INSTRUCTION: Go through the listing below and gather every line with the word "that".

DATA RECORDS:
....................

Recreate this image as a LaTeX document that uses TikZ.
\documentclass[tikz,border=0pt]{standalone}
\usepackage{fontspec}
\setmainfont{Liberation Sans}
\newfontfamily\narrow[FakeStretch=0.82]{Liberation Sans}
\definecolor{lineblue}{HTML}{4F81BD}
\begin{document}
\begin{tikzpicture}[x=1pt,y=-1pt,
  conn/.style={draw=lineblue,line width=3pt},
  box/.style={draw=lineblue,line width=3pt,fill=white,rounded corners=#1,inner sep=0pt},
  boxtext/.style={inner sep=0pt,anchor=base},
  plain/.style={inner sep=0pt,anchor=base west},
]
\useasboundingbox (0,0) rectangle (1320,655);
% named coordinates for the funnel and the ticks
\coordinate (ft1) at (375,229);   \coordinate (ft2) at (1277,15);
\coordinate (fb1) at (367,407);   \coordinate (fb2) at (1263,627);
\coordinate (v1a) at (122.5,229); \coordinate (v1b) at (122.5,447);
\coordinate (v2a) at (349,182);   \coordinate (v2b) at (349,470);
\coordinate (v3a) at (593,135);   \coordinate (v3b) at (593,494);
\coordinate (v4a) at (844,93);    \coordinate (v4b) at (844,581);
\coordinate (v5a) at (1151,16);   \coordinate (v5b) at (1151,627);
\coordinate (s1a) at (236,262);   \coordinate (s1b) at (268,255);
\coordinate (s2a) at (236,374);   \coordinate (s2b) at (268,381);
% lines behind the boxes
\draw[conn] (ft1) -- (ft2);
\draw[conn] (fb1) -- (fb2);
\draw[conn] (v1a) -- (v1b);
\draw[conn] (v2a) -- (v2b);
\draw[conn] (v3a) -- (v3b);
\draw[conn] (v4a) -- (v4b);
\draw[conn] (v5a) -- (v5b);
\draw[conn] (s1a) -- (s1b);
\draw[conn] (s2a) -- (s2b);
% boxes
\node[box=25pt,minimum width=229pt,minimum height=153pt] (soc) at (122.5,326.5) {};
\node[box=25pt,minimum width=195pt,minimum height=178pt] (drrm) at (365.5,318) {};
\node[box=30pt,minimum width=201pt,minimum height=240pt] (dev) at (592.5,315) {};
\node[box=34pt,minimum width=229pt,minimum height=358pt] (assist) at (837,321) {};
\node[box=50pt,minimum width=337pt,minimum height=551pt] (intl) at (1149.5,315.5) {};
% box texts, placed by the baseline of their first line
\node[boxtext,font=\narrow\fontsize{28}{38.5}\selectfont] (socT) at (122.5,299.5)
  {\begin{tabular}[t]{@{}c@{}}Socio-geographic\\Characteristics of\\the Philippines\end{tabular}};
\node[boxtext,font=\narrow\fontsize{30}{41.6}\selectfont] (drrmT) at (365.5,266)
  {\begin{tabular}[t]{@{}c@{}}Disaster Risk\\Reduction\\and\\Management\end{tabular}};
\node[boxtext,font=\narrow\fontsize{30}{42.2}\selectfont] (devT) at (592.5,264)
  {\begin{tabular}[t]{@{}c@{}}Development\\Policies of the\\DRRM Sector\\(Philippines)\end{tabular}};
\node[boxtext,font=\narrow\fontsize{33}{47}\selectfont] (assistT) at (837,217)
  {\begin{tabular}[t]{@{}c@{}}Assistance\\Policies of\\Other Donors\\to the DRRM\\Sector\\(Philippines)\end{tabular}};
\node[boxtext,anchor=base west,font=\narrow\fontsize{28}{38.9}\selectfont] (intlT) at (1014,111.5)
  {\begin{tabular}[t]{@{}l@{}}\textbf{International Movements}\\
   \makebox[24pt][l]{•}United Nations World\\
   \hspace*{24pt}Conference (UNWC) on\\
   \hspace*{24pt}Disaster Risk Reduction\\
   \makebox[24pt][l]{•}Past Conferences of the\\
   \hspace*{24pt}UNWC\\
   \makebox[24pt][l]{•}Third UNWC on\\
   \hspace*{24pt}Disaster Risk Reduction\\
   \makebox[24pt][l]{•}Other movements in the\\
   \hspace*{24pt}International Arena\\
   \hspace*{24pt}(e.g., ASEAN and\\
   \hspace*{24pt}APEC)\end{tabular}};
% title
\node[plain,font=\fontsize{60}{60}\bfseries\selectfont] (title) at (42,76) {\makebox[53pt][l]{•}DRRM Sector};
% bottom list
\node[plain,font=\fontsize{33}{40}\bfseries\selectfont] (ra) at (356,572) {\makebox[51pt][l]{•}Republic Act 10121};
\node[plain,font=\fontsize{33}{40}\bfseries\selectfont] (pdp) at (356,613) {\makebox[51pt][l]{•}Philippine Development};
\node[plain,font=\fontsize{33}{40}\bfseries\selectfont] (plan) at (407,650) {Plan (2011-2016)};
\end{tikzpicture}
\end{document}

....................

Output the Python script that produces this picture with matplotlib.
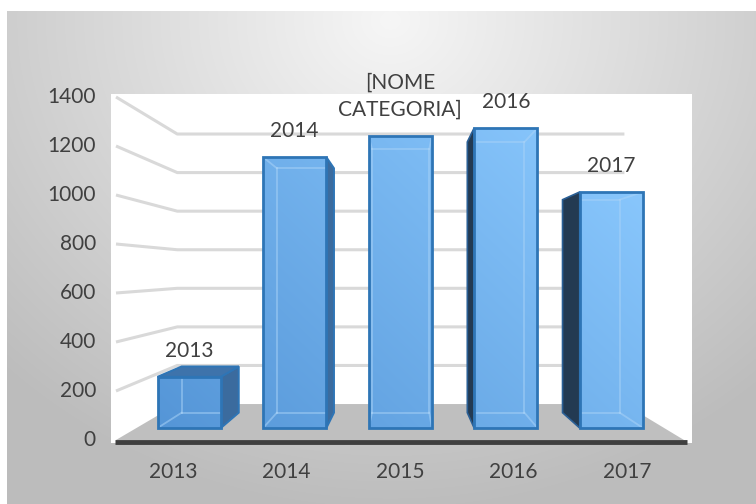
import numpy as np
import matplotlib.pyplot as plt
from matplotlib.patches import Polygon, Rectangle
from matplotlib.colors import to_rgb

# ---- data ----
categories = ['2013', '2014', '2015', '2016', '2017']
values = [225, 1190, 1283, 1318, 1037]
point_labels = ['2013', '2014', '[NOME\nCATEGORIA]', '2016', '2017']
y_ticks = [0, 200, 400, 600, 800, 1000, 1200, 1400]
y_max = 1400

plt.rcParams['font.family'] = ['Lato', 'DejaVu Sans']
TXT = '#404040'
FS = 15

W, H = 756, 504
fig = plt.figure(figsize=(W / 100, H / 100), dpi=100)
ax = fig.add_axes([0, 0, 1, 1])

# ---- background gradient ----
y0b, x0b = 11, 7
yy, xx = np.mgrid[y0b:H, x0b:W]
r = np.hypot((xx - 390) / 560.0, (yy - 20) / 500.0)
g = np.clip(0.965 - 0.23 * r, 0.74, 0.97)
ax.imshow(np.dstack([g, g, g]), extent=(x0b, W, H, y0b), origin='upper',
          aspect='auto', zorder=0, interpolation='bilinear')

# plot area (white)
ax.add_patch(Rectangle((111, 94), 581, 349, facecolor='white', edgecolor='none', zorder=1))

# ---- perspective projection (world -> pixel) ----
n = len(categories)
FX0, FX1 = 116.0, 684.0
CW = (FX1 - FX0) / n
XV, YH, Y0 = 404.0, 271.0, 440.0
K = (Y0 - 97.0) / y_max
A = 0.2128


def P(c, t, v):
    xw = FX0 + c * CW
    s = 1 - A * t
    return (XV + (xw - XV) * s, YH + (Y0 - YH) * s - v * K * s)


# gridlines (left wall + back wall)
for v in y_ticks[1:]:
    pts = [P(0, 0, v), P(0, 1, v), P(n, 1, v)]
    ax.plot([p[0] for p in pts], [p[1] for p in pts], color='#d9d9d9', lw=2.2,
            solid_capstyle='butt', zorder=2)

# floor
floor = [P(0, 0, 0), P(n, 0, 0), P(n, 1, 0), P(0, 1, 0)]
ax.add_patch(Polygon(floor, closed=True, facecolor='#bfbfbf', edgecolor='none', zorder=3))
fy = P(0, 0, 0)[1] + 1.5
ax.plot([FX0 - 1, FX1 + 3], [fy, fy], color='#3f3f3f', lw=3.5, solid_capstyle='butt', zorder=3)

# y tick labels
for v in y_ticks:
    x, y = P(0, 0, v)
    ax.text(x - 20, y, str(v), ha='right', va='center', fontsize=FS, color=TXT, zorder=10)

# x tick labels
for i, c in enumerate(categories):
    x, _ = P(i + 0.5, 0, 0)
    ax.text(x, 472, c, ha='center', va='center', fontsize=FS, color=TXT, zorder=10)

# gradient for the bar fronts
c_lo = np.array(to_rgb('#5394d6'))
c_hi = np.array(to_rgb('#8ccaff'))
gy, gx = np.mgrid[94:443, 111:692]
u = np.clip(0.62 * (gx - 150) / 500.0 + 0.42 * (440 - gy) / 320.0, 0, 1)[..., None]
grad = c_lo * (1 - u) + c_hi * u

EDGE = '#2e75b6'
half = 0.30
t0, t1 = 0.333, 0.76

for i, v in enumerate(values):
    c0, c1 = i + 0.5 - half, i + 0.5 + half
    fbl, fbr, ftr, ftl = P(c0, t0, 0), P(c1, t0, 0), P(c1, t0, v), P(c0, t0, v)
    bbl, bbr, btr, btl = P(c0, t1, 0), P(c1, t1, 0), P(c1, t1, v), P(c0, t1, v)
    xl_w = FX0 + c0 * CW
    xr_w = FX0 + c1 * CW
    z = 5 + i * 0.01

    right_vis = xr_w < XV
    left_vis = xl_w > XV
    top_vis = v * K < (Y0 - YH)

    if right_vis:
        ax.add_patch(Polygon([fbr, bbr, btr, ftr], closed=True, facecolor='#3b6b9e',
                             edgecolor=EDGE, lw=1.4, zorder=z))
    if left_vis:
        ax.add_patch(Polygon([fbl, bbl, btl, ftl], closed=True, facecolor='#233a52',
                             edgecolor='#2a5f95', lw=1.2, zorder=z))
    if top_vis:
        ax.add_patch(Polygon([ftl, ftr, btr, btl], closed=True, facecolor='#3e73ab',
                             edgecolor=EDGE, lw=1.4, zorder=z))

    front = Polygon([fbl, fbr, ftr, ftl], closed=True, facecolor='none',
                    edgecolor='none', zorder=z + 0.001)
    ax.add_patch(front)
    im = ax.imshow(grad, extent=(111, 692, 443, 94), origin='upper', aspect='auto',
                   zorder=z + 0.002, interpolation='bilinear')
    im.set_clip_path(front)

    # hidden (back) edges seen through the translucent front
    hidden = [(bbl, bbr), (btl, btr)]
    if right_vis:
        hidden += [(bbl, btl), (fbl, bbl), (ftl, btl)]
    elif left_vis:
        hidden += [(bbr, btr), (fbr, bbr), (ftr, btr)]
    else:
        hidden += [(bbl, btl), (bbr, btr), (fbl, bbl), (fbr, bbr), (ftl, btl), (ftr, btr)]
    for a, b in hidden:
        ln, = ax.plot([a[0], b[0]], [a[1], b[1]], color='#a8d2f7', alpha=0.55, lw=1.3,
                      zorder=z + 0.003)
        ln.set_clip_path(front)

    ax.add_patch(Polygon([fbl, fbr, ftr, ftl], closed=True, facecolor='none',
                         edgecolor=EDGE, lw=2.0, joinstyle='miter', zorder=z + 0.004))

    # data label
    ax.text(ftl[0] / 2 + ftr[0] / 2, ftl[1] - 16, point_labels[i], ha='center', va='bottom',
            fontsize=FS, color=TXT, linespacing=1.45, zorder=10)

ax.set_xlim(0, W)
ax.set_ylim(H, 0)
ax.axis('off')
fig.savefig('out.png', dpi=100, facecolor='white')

....................

OUTPUT FOR THIS TASK:
Recreate this image as a LaTeX document that uses TikZ.
Output the Python script that produces this picture with matplotlib.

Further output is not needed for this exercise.